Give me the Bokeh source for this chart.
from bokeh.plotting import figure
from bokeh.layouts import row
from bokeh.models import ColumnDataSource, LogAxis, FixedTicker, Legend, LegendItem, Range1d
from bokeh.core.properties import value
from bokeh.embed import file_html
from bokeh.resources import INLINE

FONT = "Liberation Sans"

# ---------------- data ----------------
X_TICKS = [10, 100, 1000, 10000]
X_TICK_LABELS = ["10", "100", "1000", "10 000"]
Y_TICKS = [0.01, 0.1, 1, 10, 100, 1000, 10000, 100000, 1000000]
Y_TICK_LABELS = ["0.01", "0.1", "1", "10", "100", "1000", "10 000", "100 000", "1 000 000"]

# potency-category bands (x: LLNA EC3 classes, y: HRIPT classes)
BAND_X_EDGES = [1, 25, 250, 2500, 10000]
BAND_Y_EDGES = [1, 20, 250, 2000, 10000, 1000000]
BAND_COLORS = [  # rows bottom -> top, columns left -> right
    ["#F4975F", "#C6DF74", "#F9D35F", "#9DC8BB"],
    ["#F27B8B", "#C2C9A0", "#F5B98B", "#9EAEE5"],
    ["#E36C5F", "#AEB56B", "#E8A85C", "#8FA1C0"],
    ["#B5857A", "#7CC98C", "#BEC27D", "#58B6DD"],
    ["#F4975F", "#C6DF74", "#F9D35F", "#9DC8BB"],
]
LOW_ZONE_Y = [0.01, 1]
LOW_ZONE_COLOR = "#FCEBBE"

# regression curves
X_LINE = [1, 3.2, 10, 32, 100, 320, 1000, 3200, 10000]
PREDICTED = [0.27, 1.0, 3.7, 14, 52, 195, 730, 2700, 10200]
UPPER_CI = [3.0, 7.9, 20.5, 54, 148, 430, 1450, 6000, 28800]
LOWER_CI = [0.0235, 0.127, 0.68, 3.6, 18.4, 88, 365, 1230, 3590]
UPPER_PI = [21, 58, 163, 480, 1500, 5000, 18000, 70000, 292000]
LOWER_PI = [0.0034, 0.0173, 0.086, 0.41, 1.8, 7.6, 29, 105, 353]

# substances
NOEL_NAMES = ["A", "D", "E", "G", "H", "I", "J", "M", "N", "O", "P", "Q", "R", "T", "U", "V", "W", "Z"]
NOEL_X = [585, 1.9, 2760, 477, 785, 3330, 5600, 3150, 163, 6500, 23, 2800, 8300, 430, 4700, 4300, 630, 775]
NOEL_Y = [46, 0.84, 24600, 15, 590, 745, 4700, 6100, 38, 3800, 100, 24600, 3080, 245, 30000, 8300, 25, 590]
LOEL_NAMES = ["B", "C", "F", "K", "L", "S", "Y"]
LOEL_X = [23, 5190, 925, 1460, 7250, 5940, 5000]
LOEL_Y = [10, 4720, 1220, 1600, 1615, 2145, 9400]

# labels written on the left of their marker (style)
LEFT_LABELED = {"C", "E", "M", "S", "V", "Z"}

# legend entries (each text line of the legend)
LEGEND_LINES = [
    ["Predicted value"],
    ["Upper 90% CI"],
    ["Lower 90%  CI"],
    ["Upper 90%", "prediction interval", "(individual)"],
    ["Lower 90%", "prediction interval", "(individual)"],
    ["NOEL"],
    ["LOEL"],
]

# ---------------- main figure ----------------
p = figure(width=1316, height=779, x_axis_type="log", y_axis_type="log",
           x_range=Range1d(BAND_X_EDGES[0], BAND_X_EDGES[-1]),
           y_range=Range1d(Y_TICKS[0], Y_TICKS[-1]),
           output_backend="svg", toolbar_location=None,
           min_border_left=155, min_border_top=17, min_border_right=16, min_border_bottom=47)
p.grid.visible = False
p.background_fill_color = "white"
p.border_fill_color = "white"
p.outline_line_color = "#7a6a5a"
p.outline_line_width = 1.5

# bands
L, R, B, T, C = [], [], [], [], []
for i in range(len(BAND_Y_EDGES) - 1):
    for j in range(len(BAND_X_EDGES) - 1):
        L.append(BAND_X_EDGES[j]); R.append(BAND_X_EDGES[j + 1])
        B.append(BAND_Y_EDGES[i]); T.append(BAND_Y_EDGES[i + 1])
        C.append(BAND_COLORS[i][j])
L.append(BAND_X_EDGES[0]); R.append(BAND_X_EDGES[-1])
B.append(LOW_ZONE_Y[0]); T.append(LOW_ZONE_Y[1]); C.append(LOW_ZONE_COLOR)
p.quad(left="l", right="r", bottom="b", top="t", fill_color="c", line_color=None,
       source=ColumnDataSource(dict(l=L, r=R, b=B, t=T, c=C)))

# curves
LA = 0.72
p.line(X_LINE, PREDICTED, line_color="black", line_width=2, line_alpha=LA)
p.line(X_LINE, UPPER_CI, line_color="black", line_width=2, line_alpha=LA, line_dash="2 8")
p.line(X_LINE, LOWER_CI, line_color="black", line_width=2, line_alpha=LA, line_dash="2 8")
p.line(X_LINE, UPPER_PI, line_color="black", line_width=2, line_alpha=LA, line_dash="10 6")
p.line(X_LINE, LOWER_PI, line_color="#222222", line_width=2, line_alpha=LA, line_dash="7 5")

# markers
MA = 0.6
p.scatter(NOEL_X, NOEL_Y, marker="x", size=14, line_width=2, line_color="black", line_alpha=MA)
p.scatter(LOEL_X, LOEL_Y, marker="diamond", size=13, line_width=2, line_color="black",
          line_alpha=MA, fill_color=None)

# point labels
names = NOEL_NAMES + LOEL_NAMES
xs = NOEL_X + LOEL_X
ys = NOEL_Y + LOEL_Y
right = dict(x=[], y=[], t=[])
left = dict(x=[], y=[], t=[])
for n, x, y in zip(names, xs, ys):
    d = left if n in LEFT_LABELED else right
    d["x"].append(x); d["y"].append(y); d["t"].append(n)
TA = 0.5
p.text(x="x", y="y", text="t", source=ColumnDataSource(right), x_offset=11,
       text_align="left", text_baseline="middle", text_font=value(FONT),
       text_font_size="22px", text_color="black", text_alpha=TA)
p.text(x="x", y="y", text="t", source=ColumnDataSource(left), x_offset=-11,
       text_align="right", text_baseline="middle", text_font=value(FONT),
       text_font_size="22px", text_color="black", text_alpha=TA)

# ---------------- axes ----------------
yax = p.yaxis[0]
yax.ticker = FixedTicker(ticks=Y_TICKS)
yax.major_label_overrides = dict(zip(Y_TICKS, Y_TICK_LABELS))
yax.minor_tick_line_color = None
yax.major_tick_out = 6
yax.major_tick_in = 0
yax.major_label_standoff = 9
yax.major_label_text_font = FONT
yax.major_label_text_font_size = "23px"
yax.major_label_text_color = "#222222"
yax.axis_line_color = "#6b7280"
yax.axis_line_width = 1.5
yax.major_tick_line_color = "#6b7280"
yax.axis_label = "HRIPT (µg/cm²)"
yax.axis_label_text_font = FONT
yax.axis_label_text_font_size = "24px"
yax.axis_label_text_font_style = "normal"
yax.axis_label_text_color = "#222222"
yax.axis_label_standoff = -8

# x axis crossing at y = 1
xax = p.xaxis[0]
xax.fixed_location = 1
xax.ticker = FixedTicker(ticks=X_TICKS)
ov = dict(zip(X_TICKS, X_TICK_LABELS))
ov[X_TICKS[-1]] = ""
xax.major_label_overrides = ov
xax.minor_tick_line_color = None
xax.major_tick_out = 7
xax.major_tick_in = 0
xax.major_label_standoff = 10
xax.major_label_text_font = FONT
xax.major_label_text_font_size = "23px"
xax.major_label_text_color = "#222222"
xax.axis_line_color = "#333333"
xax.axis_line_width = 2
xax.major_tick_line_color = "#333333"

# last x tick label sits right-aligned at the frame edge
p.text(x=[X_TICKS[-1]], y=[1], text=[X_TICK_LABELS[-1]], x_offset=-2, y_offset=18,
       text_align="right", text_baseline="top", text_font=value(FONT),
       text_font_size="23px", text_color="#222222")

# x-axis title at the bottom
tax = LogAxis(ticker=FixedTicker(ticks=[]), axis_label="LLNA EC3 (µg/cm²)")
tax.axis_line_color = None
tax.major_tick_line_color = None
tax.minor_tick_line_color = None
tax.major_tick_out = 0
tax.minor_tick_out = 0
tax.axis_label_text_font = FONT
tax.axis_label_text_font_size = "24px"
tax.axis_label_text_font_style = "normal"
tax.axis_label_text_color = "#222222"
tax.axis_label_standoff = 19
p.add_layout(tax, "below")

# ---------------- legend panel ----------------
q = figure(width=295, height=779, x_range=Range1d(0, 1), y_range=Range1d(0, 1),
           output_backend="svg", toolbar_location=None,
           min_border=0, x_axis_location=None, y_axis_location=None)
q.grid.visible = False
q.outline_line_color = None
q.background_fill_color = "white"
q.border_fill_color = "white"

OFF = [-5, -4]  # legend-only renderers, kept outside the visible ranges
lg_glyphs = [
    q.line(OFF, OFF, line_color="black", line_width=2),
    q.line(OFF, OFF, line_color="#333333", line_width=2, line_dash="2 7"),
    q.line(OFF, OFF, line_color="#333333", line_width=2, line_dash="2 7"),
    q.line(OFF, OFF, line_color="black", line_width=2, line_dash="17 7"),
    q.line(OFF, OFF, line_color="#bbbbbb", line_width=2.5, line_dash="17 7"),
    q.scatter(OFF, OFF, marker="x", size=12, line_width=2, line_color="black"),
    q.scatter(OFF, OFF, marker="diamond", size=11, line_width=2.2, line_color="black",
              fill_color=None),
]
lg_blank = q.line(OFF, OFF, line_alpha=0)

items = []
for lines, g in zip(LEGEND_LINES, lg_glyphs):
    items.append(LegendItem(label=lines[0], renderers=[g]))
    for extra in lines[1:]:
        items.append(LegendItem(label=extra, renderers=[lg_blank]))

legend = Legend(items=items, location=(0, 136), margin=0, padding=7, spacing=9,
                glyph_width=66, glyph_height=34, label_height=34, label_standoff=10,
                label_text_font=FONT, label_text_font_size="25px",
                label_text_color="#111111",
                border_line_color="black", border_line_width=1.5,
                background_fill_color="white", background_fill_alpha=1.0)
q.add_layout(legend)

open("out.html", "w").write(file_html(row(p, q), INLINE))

----

EXERCISE AIM: Quote the listing word for word from its first line through the line in which "LOWER_PI = [0.0034, 0.0173, 0.086, 0.41, 1.8, 7.6, 29, 105, 353]" appears.

RESPONSE TO THE TASK:
Give me the Bokeh source for this chart.
from bokeh.plotting import figure
from bokeh.layouts import row
from bokeh.models import ColumnDataSource, LogAxis, FixedTicker, Legend, LegendItem, Range1d
from bokeh.core.properties import value
from bokeh.embed import file_html
from bokeh.resources import INLINE

FONT = "Liberation Sans"

# ---------------- data ----------------
X_TICKS = [10, 100, 1000, 10000]
X_TICK_LABELS = ["10", "100", "1000", "10 000"]
Y_TICKS = [0.01, 0.1, 1, 10, 100, 1000, 10000, 100000, 1000000]
Y_TICK_LABELS = ["0.01", "0.1", "1", "10", "100", "1000", "10 000", "100 000", "1 000 000"]

# potency-category bands (x: LLNA EC3 classes, y: HRIPT classes)
BAND_X_EDGES = [1, 25, 250, 2500, 10000]
BAND_Y_EDGES = [1, 20, 250, 2000, 10000, 1000000]
BAND_COLORS = [  # rows bottom -> top, columns left -> right
    ["#F4975F", "#C6DF74", "#F9D35F", "#9DC8BB"],
    ["#F27B8B", "#C2C9A0", "#F5B98B", "#9EAEE5"],
    ["#E36C5F", "#AEB56B", "#E8A85C", "#8FA1C0"],
    ["#B5857A", "#7CC98C", "#BEC27D", "#58B6DD"],
    ["#F4975F", "#C6DF74", "#F9D35F", "#9DC8BB"],
]
LOW_ZONE_Y = [0.01, 1]
LOW_ZONE_COLOR = "#FCEBBE"

# regression curves
X_LINE = [1, 3.2, 10, 32, 100, 320, 1000, 3200, 10000]
PREDICTED = [0.27, 1.0, 3.7, 14, 52, 195, 730, 2700, 10200]
UPPER_CI = [3.0, 7.9, 20.5, 54, 148, 430, 1450, 6000, 28800]
LOWER_CI = [0.0235, 0.127, 0.68, 3.6, 18.4, 88, 365, 1230, 3590]
UPPER_PI = [21, 58, 163, 480, 1500, 5000, 18000, 70000, 292000]
LOWER_PI = [0.0034, 0.0173, 0.086, 0.41, 1.8, 7.6, 29, 105, 353]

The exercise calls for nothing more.